Bonnet Roofs Explained

Published: Nov. 19, 2018

A bonnet roof features a double slope on all four of its sides. The lower slope is less steep and more angular than the upper slope and extends over an open-sided raised porch. The design of the roof offers great shade and protection. The roof’s design is an opposite to the standard mansard roof due to its upper slope being far steeper than the bottom slope. Bonnet roofs are also known as a kicked-eaves roof. Kicked eaves are a roof enhancement that gives the home a visor effect. Modified gable roof, modified hip roof and a belcote roof are also common names for a bonnet roof.
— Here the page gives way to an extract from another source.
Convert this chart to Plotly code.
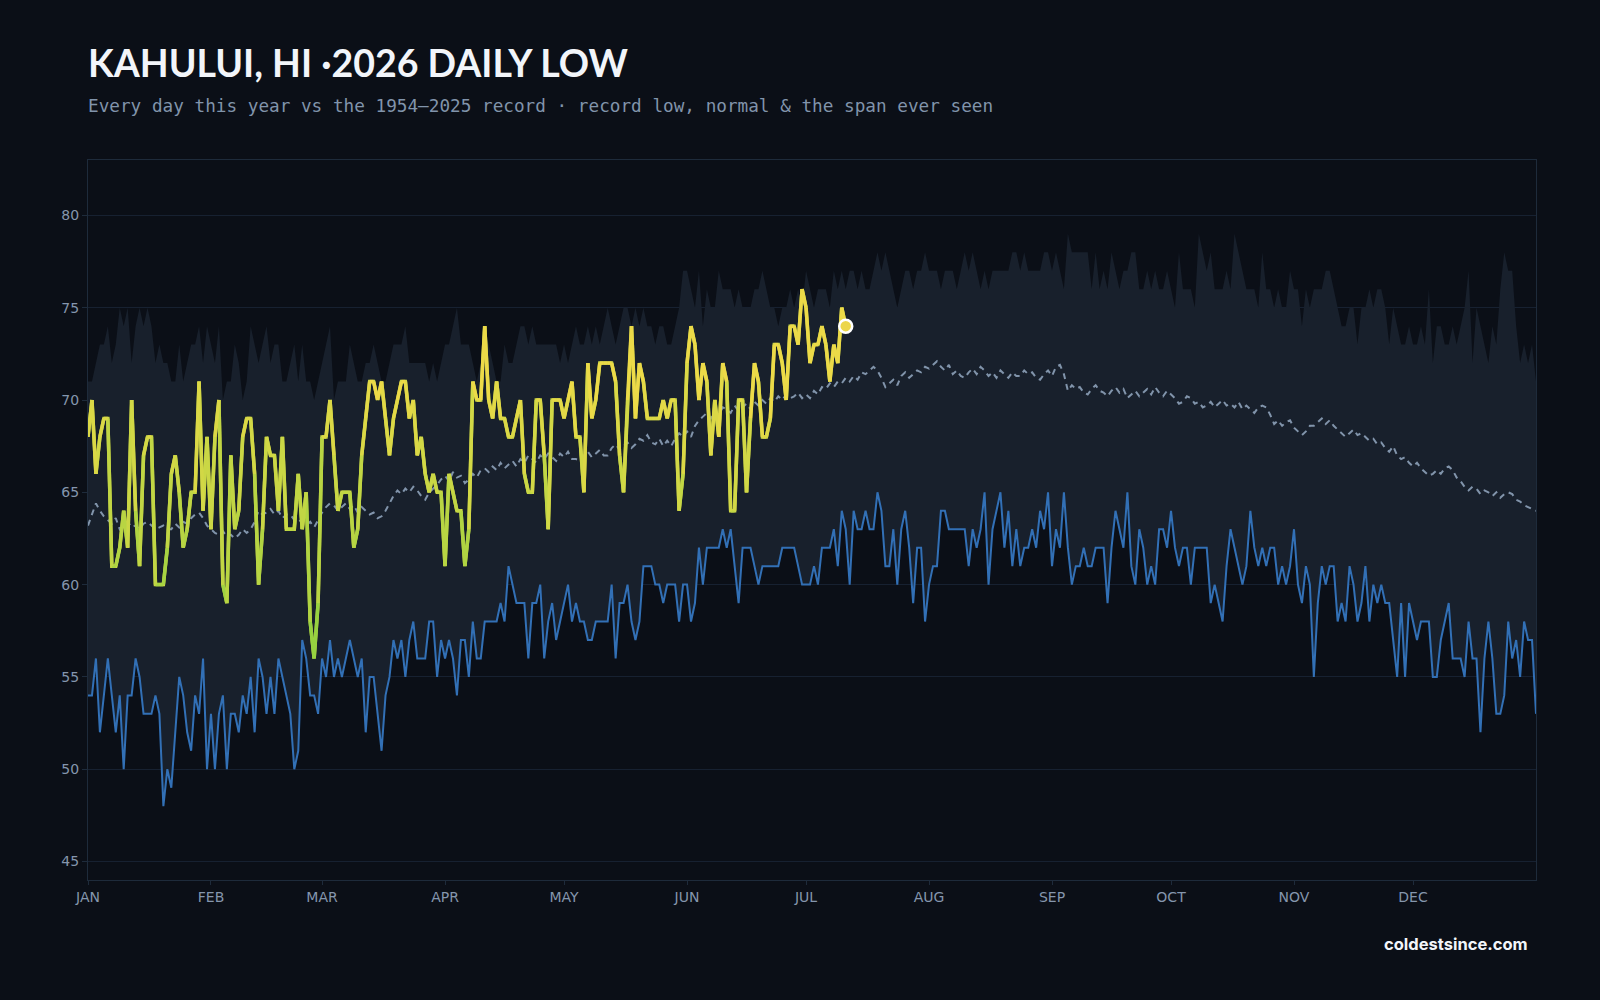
import plotly.graph_objects as go

# ---------------- data ----------------
MONTH_STARTS = [0, 31, 59, 90, 120, 151, 181, 212, 243, 273, 304, 334]
MONTH_LABELS = ["JAN", "FEB", "MAR", "APR", "MAY", "JUN", "JUL", "AUG", "SEP", "OCT", "NOV", "DEC"]

record_low = [
    54, 54, 56, 52, 54, 56, 54, 52, 54, 50,
    54, 54, 56, 55, 53, 53, 53, 54, 53, 48,
    50, 49, 52, 55, 54, 52, 51, 54, 53, 56,
    50, 53, 50, 53, 54, 50, 53, 53, 52, 54,
    53, 55, 52, 56, 55, 53, 55, 53, 56, 55,
    54, 53, 50, 51, 57, 56, 54, 54, 53, 56,
    55, 57, 55, 56, 55, 56, 57, 56, 55, 56,
    52, 55, 55, 53, 51, 54, 55, 57, 56, 57,
    55, 57, 58, 56, 56, 56, 58, 58, 55, 57,
    56, 57, 56, 54, 57, 57, 55, 58, 56, 56,
    58, 58, 58, 58, 59, 58, 61, 60, 59, 59,
    59, 56, 59, 59, 60, 56, 58, 59, 57, 58,
    59, 60, 58, 59, 58, 58, 57, 57, 58, 58,
    58, 58, 60, 56, 59, 59, 60, 58, 57, 58,
    61, 61, 61, 60, 60, 59, 60, 60, 60, 58,
    60, 60, 58, 59, 62, 60, 62, 62, 62, 62,
    63, 62, 63, 61, 59, 62, 62, 62, 61, 60,
    61, 61, 61, 61, 61, 62, 62, 62, 62, 61,
    60, 60, 60, 61, 60, 62, 62, 62, 63, 61,
    64, 63, 60, 64, 63, 63, 64, 63, 63, 65,
    64, 61, 61, 63, 60, 63, 64, 62, 59, 62,
    62, 58, 60, 61, 61, 64, 64, 63, 63, 63,
    63, 63, 61, 63, 62, 63, 65, 60, 63, 64,
    65, 62, 64, 61, 63, 61, 62, 62, 63, 62,
    64, 63, 65, 61, 63, 62, 65, 62, 60, 61,
    61, 62, 61, 61, 62, 62, 62, 59, 62, 64,
    63, 62, 65, 61, 60, 63, 62, 60, 61, 60,
    63, 63, 62, 64, 62, 61, 62, 62, 60, 62,
    62, 62, 62, 59, 60, 59, 58, 61, 63, 62,
    61, 60, 61, 64, 62, 61, 62, 61, 62, 62,
    60, 61, 60, 61, 63, 60, 59, 61, 60, 55,
    59, 61, 60, 61, 61, 58, 59, 58, 61, 60,
    58, 59, 61, 58, 60, 59, 60, 59, 59, 57,
    55, 59, 55, 59, 58, 57, 58, 58, 58, 55,
    55, 57, 58, 59, 56, 56, 56, 55, 58, 56,
    56, 52, 56, 58, 56, 53, 53, 54, 58, 56,
    57, 55, 58, 57, 57, 53,
]

record_high = [
    71, 71, 72, 73, 73, 74, 72, 73, 75, 74,
    75, 72, 74, 75, 74, 75, 74, 72, 73, 72,
    72, 71, 71, 73, 71, 72, 73, 73, 74, 72,
    74, 73, 72, 74, 70, 71, 71, 73, 72, 70,
    71, 74, 73, 72, 73, 74, 72, 73, 73, 71,
    71, 72, 73, 71, 73, 71, 71, 70, 71, 72,
    73, 74, 70, 71, 71, 71, 73, 72, 71, 71,
    72, 72, 73, 72, 71, 71, 72, 73, 73, 73,
    74, 72, 72, 72, 72, 72, 71, 72, 71, 72,
    73, 73, 74, 75, 73, 73, 73, 72, 71, 72,
    74, 73, 72, 71, 71, 73, 72, 72, 73, 74,
    74, 73, 74, 73, 73, 73, 73, 73, 73, 72,
    73, 72, 73, 74, 73, 73, 74, 73, 74, 73,
    74, 75, 74, 73, 74, 75, 75, 74, 75, 74,
    75, 74, 74, 73, 74, 74, 73, 73, 74, 75,
    77, 77, 76, 75, 77, 74, 76, 75, 75, 77,
    76, 76, 76, 75, 76, 75, 75, 75, 76, 76,
    77, 76, 75, 75, 74, 75, 75, 76, 75, 76,
    75, 77, 76, 75, 76, 76, 76, 75, 77, 76,
    77, 76, 77, 77, 76, 77, 76, 76, 77, 78,
    77, 78, 77, 76, 75, 76, 77, 77, 76, 77,
    77, 78, 77, 77, 77, 76, 77, 77, 77, 76,
    77, 78, 77, 78, 77, 76, 77, 76, 77, 77,
    77, 77, 77, 78, 78, 77, 78, 77, 77, 77,
    77, 78, 78, 77, 78, 77, 76, 79, 78, 78,
    78, 78, 78, 76, 78, 76, 77, 76, 78, 77,
    76, 77, 77, 78, 78, 76, 76, 77, 76, 77,
    76, 76, 77, 76, 75, 78, 76, 76, 76, 75,
    79, 78, 77, 78, 76, 76, 76, 77, 76, 79,
    78, 77, 76, 76, 76, 75, 78, 76, 76, 75,
    76, 75, 75, 77, 76, 76, 74, 76, 75, 76,
    76, 76, 77, 77, 76, 75, 74, 74, 75, 75,
    73, 75, 75, 76, 75, 76, 76, 75, 73, 75,
    74, 73, 73, 74, 73, 73, 74, 73, 76, 72,
    74, 74, 73, 73, 74, 73, 74, 75, 77, 72,
    75, 74, 73, 72, 74, 73, 76, 78, 77, 77,
    74, 72, 73, 72, 73, 71,
]

normal = [
    63.2, 63.8, 64.4, 64.0, 63.7, 63.5, 63.3, 63.6, 63.0, 63.2,
    63.4, 63.1, 63.2, 63.0, 63.3, 63.4, 63.2, 63.0, 63.1, 63.2,
    63.0, 63.0, 63.3, 63.1, 63.4, 63.3, 63.6, 63.8, 63.9, 63.6,
    63.2, 63.0, 62.8, 62.7, 62.9, 62.6, 62.7, 62.5, 62.7, 63.0,
    62.8, 63.0, 63.4, 64.0, 63.8, 63.9, 64.1, 63.8, 64.0, 63.6,
    63.8, 63.8, 63.5, 63.6, 63.3, 63.2, 63.4, 63.1, 63.5, 63.9,
    64.2, 64.4, 64.3, 64.0, 64.2, 64.4, 64.1, 64.3, 63.9, 64.2,
    64.0, 63.8, 63.9, 63.6, 63.7, 64.0, 64.4, 64.8, 65.1, 64.9,
    65.2, 65.0, 65.3, 65.1, 64.8, 64.6, 65.0, 65.2, 65.4, 65.7,
    65.9, 65.6, 66.1, 65.8, 65.9, 65.5, 65.7, 66.0, 65.8, 66.2,
    66.3, 66.1, 66.4, 66.2, 66.6, 66.3, 66.5, 66.7, 66.4, 66.8,
    66.6, 67.0, 66.8, 66.6, 67.0, 66.8, 67.1, 66.9, 66.7, 67.1,
    66.9, 67.2, 66.8, 66.8, 66.7, 67.0, 67.2, 66.9, 67.1, 67.3,
    67.0, 67.0, 67.4, 67.6, 67.3, 67.5, 67.7, 67.4, 67.6, 67.9,
    67.8, 68.1, 67.7, 67.6, 67.9, 67.5, 67.8, 67.5, 67.9, 68.2,
    68.0, 68.3, 68.0, 68.6, 68.9, 69.1, 69.3, 69.0, 69.4, 69.2,
    69.6, 69.5, 69.3, 69.7, 69.4, 69.6, 69.8, 69.5, 69.9, 69.7,
    70.0, 69.8, 70.1, 69.9, 70.2, 70.0, 70.3, 70.1, 70.2, 70.4,
    70.1, 70.3, 70.1, 70.5, 70.3, 70.7, 70.6, 70.9, 70.7, 71.0,
    70.9, 71.2, 71.0, 71.3, 71.1, 71.5, 71.4, 71.6, 71.8, 71.6,
    71.2, 70.7, 70.9, 71.1, 70.8, 71.3, 71.5, 71.2, 71.4, 71.6,
    71.5, 71.8, 71.7, 71.9, 72.1, 71.8, 71.6, 71.9, 71.4, 71.6,
    71.3, 71.2, 71.5, 71.7, 71.4, 71.8, 71.6, 71.3, 71.5, 71.2,
    71.6, 71.4, 71.2, 71.5, 71.3, 71.3, 71.6, 71.4, 71.5, 71.2,
    71.1, 71.4, 71.6, 71.3, 71.8, 71.9, 71.4, 70.5, 70.8, 70.6,
    70.7, 70.4, 70.3, 70.6, 70.8, 70.5, 70.4, 70.2, 70.5, 70.7,
    70.4, 70.6, 70.1, 70.3, 70.5, 70.2, 70.4, 70.6, 70.3, 70.7,
    70.4, 70.2, 70.5, 70.3, 70.1, 69.8, 69.9, 70.2, 70.1, 69.8,
    69.9, 69.6, 69.7, 69.9, 69.6, 69.8, 70.0, 69.7, 69.8, 69.6,
    69.9, 69.5, 69.7, 69.5, 69.3, 69.6, 69.7, 69.6, 69.2, 68.7,
    68.9, 68.6, 68.8, 68.9, 68.5, 68.3, 68.1, 68.3, 68.6, 68.6,
    68.8, 69.0, 68.7, 68.9, 68.6, 68.4, 68.2, 68.0, 68.2, 68.4,
    68.1, 68.2, 68.0, 67.8, 67.9, 67.6, 67.7, 67.4, 67.2, 67.5,
    67.0, 66.8, 66.9, 66.6, 66.4, 66.6, 66.3, 66.1, 65.9, 66.0,
    66.2, 66.0, 66.3, 66.4, 66.2, 65.8, 65.6, 65.3, 65.1, 65.3,
    65.2, 64.9, 65.1, 65.0, 64.8, 65.0, 64.7, 64.9, 65.0, 64.9,
    64.6, 64.5, 64.3, 64.2, 64.1, 64.0,
]

this_year = [
    68, 70, 66, 68, 69, 69, 61, 61, 62, 64,
    62, 70, 64, 61, 67, 68, 68, 60, 60, 60,
    62, 66, 67, 65, 62, 63, 65, 65, 71, 64,
    68, 63, 68, 70, 60, 59, 67, 63, 64, 68,
    69, 69, 66, 60, 63, 68, 67, 67, 64, 68,
    63, 63, 63, 66, 63, 65, 58, 56, 59, 68,
    68, 70, 67, 64, 65, 65, 65, 62, 63, 67,
    69, 71, 71, 70, 71, 69, 67, 69, 70, 71,
    71, 69, 70, 67, 68, 66, 65, 66, 65, 65,
    61, 66, 65, 64, 64, 61, 63, 71, 70, 70,
    74, 70, 69, 71, 69, 69, 68, 68, 69, 70,
    66, 65, 65, 70, 70, 67, 63, 70, 70, 70,
    69, 70, 71, 68, 68, 65, 72, 69, 70, 72,
    72, 72, 72, 71, 67, 65, 70, 74, 69, 72,
    71, 69, 69, 69, 69, 70, 69, 70, 70, 64,
    66, 72, 74, 73, 70, 72, 71, 67, 70, 68,
    72, 71, 64, 64, 70, 70, 65, 69, 72, 71,
    68, 68, 69, 73, 73, 72, 70, 74, 74, 73,
    76, 75, 72, 73, 73, 74, 73, 71, 73, 72,
    75, 74,
]

# ---------------- styling ----------------
BG = "#0b0f17"
BAND = "#18202c"
GRID = "#172131"
AXIS = "#1e2b3b"
TICK = "#8596ad"
BLUE = "#3270b6"
NORMAL_C = "#8194ab"
GREEN = (150, 210, 64)
YELLOW = (236, 218, 72)

days = list(range(len(record_low)))
days_ty = list(range(len(this_year)))


def mix(v):
    t = (v - 58.0) / (71.0 - 58.0)
    t = max(0.0, min(1.0, t))
    r, g, b = (round(GREEN[i] + (YELLOW[i] - GREEN[i]) * t) for i in range(3))
    return f"rgb({r},{g},{b})"


fig = go.Figure()

# band: record low -> record high
fig.add_trace(go.Scatter(x=days, y=record_low, mode="lines", line=dict(width=0),
                         hoverinfo="skip", showlegend=False))
fig.add_trace(go.Scatter(x=days, y=record_high, mode="lines", line=dict(width=0),
                         fill="tonexty", fillcolor=BAND, hoverinfo="skip", showlegend=False))

# normal (dashed)
fig.add_trace(go.Scatter(x=days, y=normal, mode="lines",
                         line=dict(color=NORMAL_C, width=2, dash="6px,5px"),
                         hoverinfo="skip", showlegend=False))

# record low line
fig.add_trace(go.Scatter(x=days, y=record_low, mode="lines",
                         line=dict(color=BLUE, width=2),
                         hoverinfo="skip", showlegend=False))

# this year: base line then value-coloured segments
fig.add_trace(go.Scatter(x=days_ty, y=this_year, mode="lines",
                         line=dict(color=mix(66), width=3.5),
                         hoverinfo="skip", showlegend=False))
NB = 10
buckets = {}
for i in range(len(this_year) - 1):
    v = (this_year[i] + this_year[i + 1]) / 2.0
    t = max(0.0, min(1.0, (v - 58.0) / 13.0))
    k = round(t * NB)
    buckets.setdefault(k, ([], []))
    xs, ys = buckets[k]
    xs += [days_ty[i], days_ty[i + 1], None]
    ys += [this_year[i], this_year[i + 1], None]
for k, (xs, ys) in sorted(buckets.items()):
    col = mix(58.0 + 13.0 * k / NB)
    fig.add_trace(go.Scatter(x=xs, y=ys, mode="lines",
                             line=dict(color=col, width=3.5),
                             hoverinfo="skip", showlegend=False, connectgaps=False))

# latest point marker
fig.add_trace(go.Scatter(x=[days_ty[-1]], y=[this_year[-1]], mode="markers",
                         marker=dict(color="#ecd64a", size=13, line=dict(color="#ffffff", width=2.5)),
                         hoverinfo="skip", showlegend=False))

fig.update_layout(
    width=1600, height=1000,
    paper_bgcolor=BG, plot_bgcolor=BG,
    margin=dict(l=88, r=64, t=160, b=120),
    showlegend=False,
    xaxis=dict(range=[0, 365], tickvals=MONTH_STARTS, ticktext=MONTH_LABELS,
               showgrid=False, zeroline=False,
               showline=True, linecolor=AXIS, linewidth=1, mirror=True,
               ticks="outside", ticklen=4, tickcolor=AXIS,
               tickfont=dict(family="DejaVu Sans, sans-serif", size=14, color=TICK)),
    yaxis=dict(range=[44, 83], tickvals=[45, 50, 55, 60, 65, 70, 75, 80],
               showgrid=True, gridcolor=GRID, gridwidth=1, zeroline=False,
               showline=True, linecolor=AXIS, linewidth=1, mirror=True,
               ticks="outside", ticklen=5, tickcolor=AXIS,
               tickfont=dict(family="DejaVu Sans, sans-serif", size=14, color=TICK)),
    annotations=[
        dict(text="<b>KAHULUI, HI ·2026 DAILY LOW</b>", xref="paper", yref="paper",
             x=0, y=1, xanchor="left", yanchor="bottom", yshift=73, xshift=-2,
             showarrow=False,
             font=dict(family="Lato, Inter, sans-serif", size=37.5, color="#f2f5fa")),
        dict(text="Every day this year vs the 1954–2025 record · record low, normal & the span ever seen",
             xref="paper", yref="paper", x=0, y=1, xanchor="left", yanchor="bottom",
             yshift=42, xshift=-2, showarrow=False,
             font=dict(family="DejaVu Sans Mono, monospace", size=17.7, color="#8194ab")),
        dict(text="<b>coldestsince.com</b>", xref="paper", yref="paper",
             x=1, y=0, xanchor="right", yanchor="top", yshift=-52, xshift=-6,
             showarrow=False,
             font=dict(family="Inter, Noto Sans, sans-serif", size=16.5, color="#f2f5fa")),
    ],
)

fig.write_html("out.html")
Bonnet roofs are generally seen on homes that have porches around the perimeter of the building.

History of Bonnet Roofs

Bonnet roofs date back to the 1700s. At the time, Polish and German people built their greenhouses with bonnet style roofs. These roofs helped protect the plants. The bonnet roof also gained popularity in the 1700s due to the influence of the Creole architecture around the Mississippi River area. Despite having a long history, bonnet roofs are still popular and can be found on ranch houses, cottages and mountain retreats. Although bonnet roofs were not commonly used in modern architecture, they can still be seen on modern homes too. Bonnet roofs are mainly found in the French Vernacular and can also be found in the Louisiana region.


Constructing a bonnet roof is comparatively challenging as compared to other roof styles. The complex design also adds cost. Specially designed trusses need to be put into place and the process needs to be done accurately to ensure safety and durability. Different from a traditional hip roof, the bonnet roof has a vertical triangle above the hipped end. The construction makes use of a compound truss at the bonnet position. The compound truss supports the mono-pitch trusses. In some bonnet roofs, the roof is supported by using timbers on the gable end of the roof.

How Long do They Last?

Bonnet roofs can be made from shingles, metal as well as natural stone. The lifespan of bonnet roofs depends on the materials used as well as the quality of labor work and requirements of the customer. Most residential homes with bonnet roofs are covered with asphalt shingles. However, asphalt shingles are not the best option when it comes to durability and low maintenance. For those wanting to get the most out of their bonnet roofs, covering the roof with metal is highly recommended and can last the lifetime of the building. Though metal roofing costs more than wood shakes and asphalt shingles, it all pays off in the long run.


  • Suitable for High-Wind Areas:

Areas prone to high winds and hurricanes are ideal for the installation of bonnet roofs. In comparison to gable roofs, bonnet roofs are less likely to get damaged and torn off due to wind pressure.

  • Better Protection:

Low-sloped sides of bonnet roofs protect the building from the harmful rays of the sun as well as from water damage. The low-sloped sides assist in keeping the house and the porch area cool in the warm weather.

  • Extra Living Space:

The upper slope of the bonnet roof offers additional living space that can be utilized into a small attic. Side windows and dormers can also be used for extra lighting.

  • Gutter Installation:

The design of a bonnet roof proves favorable for gutter installation and makes it easy for the builder.


  • Increased Costs:

Bonnet roofs require additional building materials like trusses that add to the material and installation costs.

  • Maintenance Issues:

Water can easily run off the slopes of a bonnet roof, however, valleys can be formed at the intersection of the two slopes. Extra precaution is required to waterproof these areas during construction of the roof.

  • Not for Everyone:

Bonnet roofs have a distinct look that is not for everyone. Modern architecture enthusiasts may find the design of a bonnet roof to be a bit outdated.

Variations of Bonnet Roofs

Pyramid Hip Roof:

In a pyramid hip roof, all four sides of the roof are triangular and equal. The four triangles join up to a single point to form the pyramid shape of the roof.

Simple Hip Roof:

In a simple hip roof, all sides of the roof slope downwards to the walls. These roofs are perfect for buildings that have two sides longer in length compared to the other sides.

Dutch Gable Hip Roof:

A hybrid design of a hip roof and a gable roof is called the Dutch gable hip roof. This type of roof has a small gable at the top of the hip roof.

Crossed Hip Roof:

A cross hipped roof is formed by merging two hipped roof buildings together. The roof has two intersecting hip sections that are perpendicular to each other.


The price of bonnet roof varies according to the requirements of the customer. Factors influencing the cost include the size of the roof, materials required as well as installation and maintenance costs. Bonnet roofs made of metal cost more but work out to be almost maintenance-free since they offer increased durability and stability to the building. Metal also helps seal out water and offers protection against fire.